Prime minister stands firm on pledge to spend big on infrastructure

Prime Minister Gordon Brown strongly reiterated Government’s commitment to building a third runway at Heathrow airport, Crossrail and a programme of new nuclear power plants at the CBI dinner last night.
In an eloquent, passionate speech Brown used the event to justify a programme of public spending as the way out of a banking led recession and was a response to IMF and CBI demands to cut Britain’s budget deficit and just ahead of news from Standard & Poors that it expected government debt to approach 100% of GDP in the medium term.
“Every problem of the last 60 years has been an inflation-led problem. This is not an inflation-led recession ….and it is not a debt problem. UK debt is lower than Germany for example. This is a global banking failure. What we have had to deal with is a power cut through the system,” he said. “The cure is to have growth in the economy.”
“There are $7trillion of resources being held by the banks “just in case”. It falls on us when the markets fail and the banks collapse to stimulate the economy.
“We have a 10 year plan to deal with the public deficit; we are ready to sell off a substantial number of assets and are demanding efficiencies in the public sector.
“We have made the controversial decision to go ahead with the Heathrow runway, we have changed the planning system so we can move forward (on major projects). We have made the decision to go ahead with a nuclear power programme that we know is necessary to ensure (power) supplies, with all the parties against us. And we are going ahead with infrastructure including Crossrail.”
Brown indicated that to cut public spending now would exacerbate the crisis, something he had pointed out in Parliament earlier when he claimed at Prime Minister’s Questions that he could not call an immediate General Electon in the wake of the MPs expenses scandal because it would bring ‘chaos’ to the economy.
“What would cause chaos is if a Conservative government were elected and caused public spending cuts,” he said – not sounding too confident of his own chances but quite clear on the pivotal role of public spending in any recovery strategy.
The IMF yesterday praised the government for its “bold and wide ranging” response to the financial crisis but wanted faster action to restore public finances to health once recovery was established.

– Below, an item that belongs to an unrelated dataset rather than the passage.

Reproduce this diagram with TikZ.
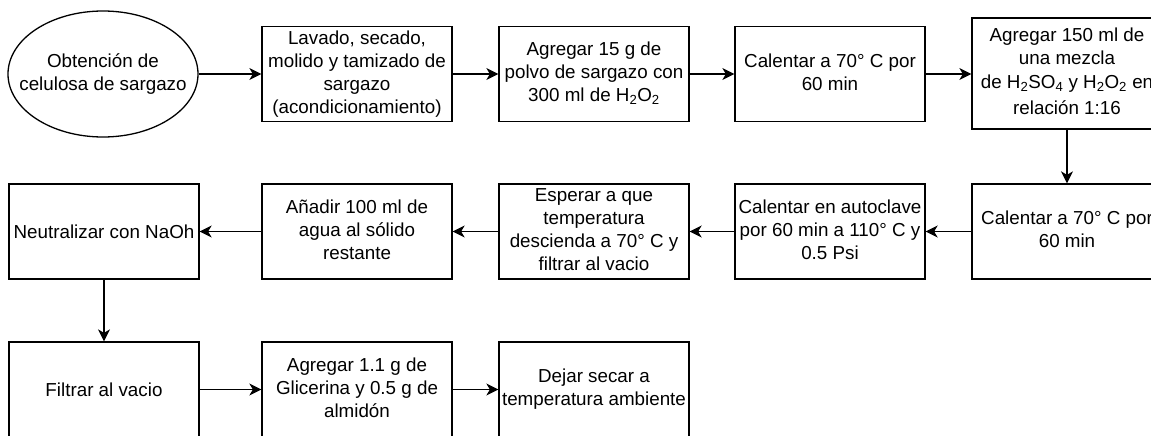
\documentclass[tikz,border=0pt]{standalone}
\usepackage{fontspec}
\setmainfont{Liberation Sans}
\usetikzlibrary{arrows.meta,shapes.geometric}

\tikzset{
  paso/.style={draw, line width=1.3pt, rectangle, minimum width=190pt,
               minimum height=95pt, inner sep=0pt, align=center},
  inicio/.style={draw, line width=1.3pt, ellipse, minimum width=190pt,
               minimum height=126pt, inner sep=0pt, align=center},
  flecha/.style={line width=1.3pt, -{Stealth[length=12pt,width=12pt,inset=3.5pt]}}
}

\begin{document}
\begin{tikzpicture}[x=1pt,y=-1pt,
        every node/.style={font=\fontsize{18.8}{23}\selectfont}]
  \useasboundingbox (0,0) rectangle (1151,436);
  \clip (0,0) rectangle (1151,436);
	      % Primera fila
	      \node[inicio] (obtencion) at (103,74) {%
		  \makebox[0pt][c]{\begin{tabular}{@{}c@{}}
		      Obtención de\\
		      celulosa de sargazo
		   \end{tabular}}};
	      \node[paso] (lavado) at (357,74) {%
		  \begin{tabular}{@{}c@{}}
		      Lavado, secado,\\
		      molido y tamizado de\\
		      sargazo\\
		      (acondicionamiento)
		   \end{tabular}};
	      \node[paso] (polvo) at (594,74) {%
		  \begin{tabular}{@{}c@{}}
		      Agregar 15 g de\\
		      polvo de sargazo con\\
		      300 ml de H\textsubscript{2}O\textsubscript{2}
		   \end{tabular}};
	      \node[paso] (calentarA) at (830,74) {%
		  \begin{tabular}{@{}c@{}}
		      Calentar a 70° C por\\
		      60 min
		   \end{tabular}};
	      \node[paso, minimum height=111pt] (mezcla) at (1067,73.5) {%
		  \begin{tabular}{@{}c@{}}
		      Agregar 150 ml de\\
		      una mezcla\\[1pt]
		      de H\textsubscript{2}SO\textsubscript{4} y H\textsubscript{2}O\textsubscript{2} en\\[3pt]
		      relación 1:16
		   \end{tabular}};
	      % Segunda fila
	      \node[paso] (calentarB) at (1067,231.5) {%
		  \begin{tabular}{@{}c@{}}
		      Calentar a 70° C por\\
		      60 min
		   \end{tabular}};
	      \node[paso] (autoclave) at (830,231.5) {%
		  \begin{tabular}{@{}c@{}}
		      Calentar en autoclave\\
		      por 60 min a 110° C y\\
		      0.5 Psi
		   \end{tabular}};
	      \node[paso] (esperar) at (594,231.5) {%
		  \begin{tabular}{@{}c@{}}
		      Esperar a que\\
		      temperatura\\
		      descienda a 70° C y\\
		      filtrar al vacio
		   \end{tabular}};
	      \node[paso] (agua) at (357,231.5) {%
		  \begin{tabular}{@{}c@{}}
		      Añadir 100 ml de\\
		      agua al sólido\\
		      restante
		   \end{tabular}};
	      \node[paso] (neutralizar) at (104,231.5) {Neutralizar con NaOh};
	      % Tercera fila
	      \node[paso] (filtrar) at (104,389.5) {Filtrar al vacio};
	      \node[paso] (glicerina) at (357,389.5) {%
		  \begin{tabular}{@{}c@{}}
		      Agregar 1.1 g de\\
		      Glicerina y 0.5 g de\\
		      almidón
		   \end{tabular}};
	      \node[paso] (secar) at (594,389.5) {%
		  \begin{tabular}{@{}c@{}}
		      Dejar secar a\\
		      temperatura ambiente
		   \end{tabular}};
	      % Flechas
	      \draw[flecha] (obtencion) -- (lavado);
	      \draw[flecha] (lavado) -- (polvo);
	      \draw[flecha] (polvo) -- (calentarA);
	      \draw[flecha] (calentarA) -- (mezcla.west |- calentarA);
	      \draw[flecha] (mezcla) -- (calentarB);
	      \draw[flecha] (calentarB) -- (autoclave);
	      \draw[flecha] (autoclave) -- (esperar);
	      \draw[flecha] (esperar) -- (agua);
	      \draw[flecha] (agua) -- (neutralizar);
	      \draw[flecha] (neutralizar) -- (filtrar);
	      \draw[flecha] (filtrar) -- (glicerina);
	      \draw[flecha] (glicerina) -- (secar);
\end{tikzpicture}
\end{document}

“The sharp increase in public sector borrowing and contingent government liabilities, together with continued financial sector fragility, are significant vulnerabilities. In these circumstances, a severe shock has the potential to disrupt domestic and external stability,” the IMF said.
The CBI meanwhile urged Government to cut the defecit – expected by the Treasury to hit £175bn this year. “The use of heroic growth assumptions, together with a timetable extended to 2018, amounted to a serious failure to address the deficit in a way that gives confidence to buyers of our debt,” said CBI president Martin Broughton.

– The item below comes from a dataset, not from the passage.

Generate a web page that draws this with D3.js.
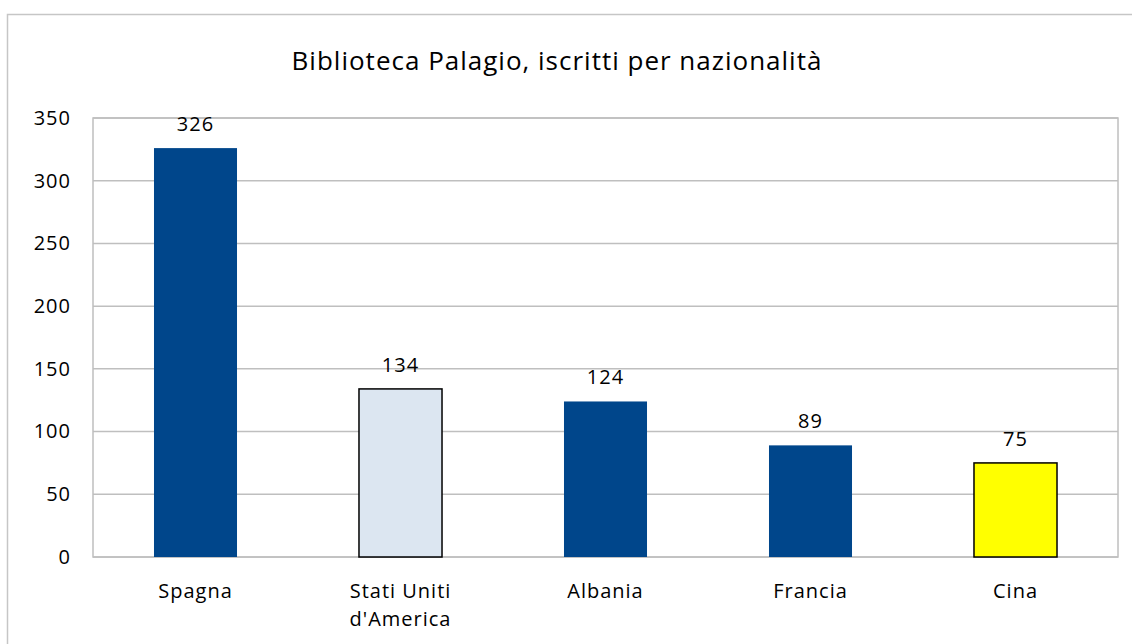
<!DOCTYPE html>
<html>
<head>
<meta charset="utf-8">
<script src="https://cdn.jsdelivr.net/npm/d3@7"></script>
<style>
  body { margin: 0; background: #fff; }
  text { font-family: "Open Sans", sans-serif; fill: #000; letter-spacing: 1px; }
</style>
</head>
<body>
<div id="canvas"></div>
<script>
// data
var countries = ['Spagna', "Stati Uniti\nd'America", 'Albania', 'Francia', 'Cina'];
var iscritti = [326, 134, 124, 89, 75];
var barColors = ['#00468b', '#dce6f1', '#00468b', '#00468b', '#ffff00'];
var barStroke = ['none', '#000', 'none', 'none', '#000'];
var yTicks = [0, 50, 100, 150, 200, 250, 300, 350];

var W = 1132, H = 644;
var m = {t:118, r:14, b:87, l:93};
var w = W - m.l - m.r,
    h = H - m.t - m.b;

var svg = d3.select('#canvas')
    .append('svg')
    .attr('width', W)
    .attr('height', H);

// outer chart border
svg.append('rect')
    .attr('x', 7.5).attr('y', 14.5)
    .attr('width', W).attr('height', H)
    .attr('fill', 'none')
    .attr('stroke', '#c6c6c6')
    .attr('stroke-width', 1.5);

svg.append('text')
    .attr('x', 557)
    .attr('y', 70)
    .attr('text-anchor', 'middle')
    .style('font-size', '26px')
    .text('Biblioteca Palagio, iscritti per nazionalità');

var plot = svg.append('g')
    .attr('transform', 'translate(' + m.l + ',' + m.t + ')');

var scaleX = d3.scaleBand()
    .domain(countries)
    .range([0, w])
    .paddingInner(0.595)
    .paddingOuter(0.2975);

var scaleY = d3.scaleLinear()
    .domain([0, 350])
    .range([h, 0]);

// gridlines
plot.selectAll('.grid')
    .data(yTicks)
    .enter()
    .append('line')
    .attr('class', 'grid')
    .attr('x1', 0).attr('x2', w)
    .attr('y1', function(d){ return scaleY(d); })
    .attr('y2', function(d){ return scaleY(d); })
    .attr('stroke', '#bfbfbf')
    .attr('stroke-width', 1.5);

// plot border
plot.append('rect')
    .attr('x', 0).attr('y', 0)
    .attr('width', w).attr('height', h)
    .attr('fill', 'none')
    .attr('stroke', '#bfbfbf')
    .attr('stroke-width', 1.5);

// y axis labels
var axisY = d3.axisLeft(scaleY)
    .tickValues(yTicks)
    .tickSize(0)
    .tickPadding(22);

var axisSelection = plot.append('g').attr('class', 'axis axis-y').call(axisY);
axisSelection.select('.domain').remove();
axisSelection.selectAll('text')
    .style('font-size', '20px')
    .style('font-family', '"Open Sans", sans-serif');

// bars
var rows = countries.map(function(c, i){
    return {name: c, value: iscritti[i], fill: barColors[i], stroke: barStroke[i]};
});

plot.selectAll('.bar')
    .data(rows)
    .enter()
    .append('rect')
    .attr('class', 'bar')
    .attr('x', function(d){ return scaleX(d.name); })
    .attr('width', scaleX.bandwidth())
    .attr('y', function(d){ return scaleY(d.value); })
    .attr('height', function(d){ return h - scaleY(d.value); })
    .attr('fill', function(d){ return d.fill; })
    .attr('stroke', function(d){ return d.stroke; })
    .attr('stroke-width', 1.5);

// value labels
plot.selectAll('.val')
    .data(rows)
    .enter()
    .append('text')
    .attr('class', 'val')
    .attr('x', function(d){ return scaleX(d.name) + scaleX.bandwidth() / 2; })
    .attr('y', function(d){ return scaleY(d.value) - 17; })
    .attr('text-anchor', 'middle')
    .style('font-size', '20px')
    .text(function(d){ return d.value; });

// category labels
var cat = plot.selectAll('.cat')
    .data(rows)
    .enter()
    .append('text')
    .attr('class', 'cat')
    .attr('x', function(d){ return scaleX(d.name) + scaleX.bandwidth() / 2; })
    .attr('y', h + 41)
    .attr('text-anchor', 'middle')
    .style('font-size', '20px');

cat.selectAll('tspan')
    .data(function(d){ return d.name.split('\n'); })
    .enter()
    .append('tspan')
    .attr('x', function(){ return this.parentNode.getAttribute('x'); })
    .attr('dy', function(d, i){ return i === 0 ? 0 : 28; })
    .text(function(d){ return d; });
</script>
</body>
</html>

Meanwhile Standard & Poors this morning revised its outlook for the UK from stable to negative though the AAA long term and A-1+ short term sovereign credit ratings were affirmed. The ratings agency predicted that government debt burden could approach 100% of GDP in the medium term.
“The rating could be lowered if we conclude that, following the election, the next government’s fiscal consolidation plans are unlikely to put the UK debt burden on a secure downward trajectory over the medium term,” said credit analyst David Beers. “Conversely the outlook could be revised back to stable if comprehensive measures are implemented to place the public finances on a stable footing or if fiscal outturns are more benign than we currently anticipate.”
RBS chief economist Nigel Goddard predicted long term interest rates would head higher as the expected cost of future government borrowing increases.